脊髄刺激療法とは、脊髄に微弱な電気を流すことにより、痛みをやわらげる治療方法です。この治療では試験的に刺激を行い(トライアル)、 効果を確かめます。効果がある場合に、刺激装置などの機器一式を植込みます(本植込み)。本植込みにより、患者さんご自身が刺激装置を操作し、いつでも自分で痛みをコントロールすることができるようになります。痛みをやわらげることで、日常生活の活動の幅を広げることを目的としています。
脊髄刺激療法は、神経の異常による痛みや血流障害による痛みなどにおいて、通常の痛み治療(薬物療法や神経ブロックなど)にて改善がみられない慢性難治性の痛みに効果があります。
- 脊椎手術後の痛み
- CRPS(複合性局所疼痛症候群:ケガなどがきっかけで、傷が治癒した後でも続く痛み)

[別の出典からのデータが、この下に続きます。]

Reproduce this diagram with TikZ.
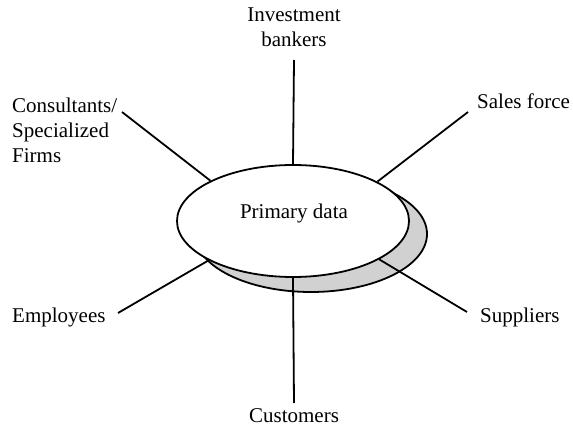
\documentclass[tikz,border=0pt]{standalone}
\usepackage{fontspec}
\setmainfont{Liberation Serif}
\usetikzlibrary{shapes.geometric}
\begin{document}
\begin{tikzpicture}[x=1pt,y=-1pt,
  lbl/.style={inner sep=0pt,font=\fontsize{21}{25}\selectfont},
  conn/.style={line width=1.8pt},
  oval/.style={ellipse,draw,line width=1.8pt,inner sep=0pt}]
\useasboundingbox (0,0) rectangle (573,425);
% shadow and main ellipse
\node[oval,fill=black!18,minimum width=232pt,minimum height=116pt] (sh) at (311,234) {};
\node[oval,fill=white,minimum width=232pt,minimum height=112pt] (pd) at (293,221) {};
\node[lbl,anchor=base] (pdt) at (294,218) {Primary data};
% labels
\node[lbl,anchor=north,align=center] (ib) at (294,8) {Investment\\bankers};
\node[lbl,anchor=north west,align=left] (cs) at (12,97.5) {Consultants/\\Specialized\\Firms};
\node[lbl,anchor=base west] (sf) at (477,109) {Sales force};
\node[lbl,anchor=base west] (em) at (12,322) {Employees};
\node[lbl,anchor=base west] (su) at (480,322) {Suppliers};
\node[lbl,anchor=base] (cu) at (294,422) {Customers};
% connector ends
\coordinate (ibE) at (294,60);
\coordinate (csE) at (122,112);
\coordinate (sfE) at (468,112);
\coordinate (emE) at (118,313);
\coordinate (suE) at (467,312);
\coordinate (cuE) at (294,403);
% connectors
\draw[conn] (ibE) -- (pd.north);
\draw[conn] (csE) -- (pd.154.6);
\draw[conn] (sfE) -- (pd.25.5);
\draw[conn] (emE) -- (pd.205.5);
\draw[conn] (suE) -- (pd.-24.9);
\draw[conn] (cuE) -- (pd.south);
\end{tikzpicture}
\end{document}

- 末梢血管障害(閉塞性動脈硬化症、バージャー病、レイノー病など)による痛み
- 脊椎・脊髄疾患(脊柱管狭窄症など)による痛み
- 帯状疱疹後神経痛
- 幻肢痛
- 脊髄損傷後の痛み
脊髄刺激療法では、電極リードを試験的に皮膚から針を通して挿入し、試験刺激期間中(1週間程度)に患者さまご自身で効果を判定します(トライアル)。効果が確かめられた場合、体内に電極リードと刺激装置を植込む手術を行います(本植込み)。本植え込みの場合、2週間程度の入院が必要です。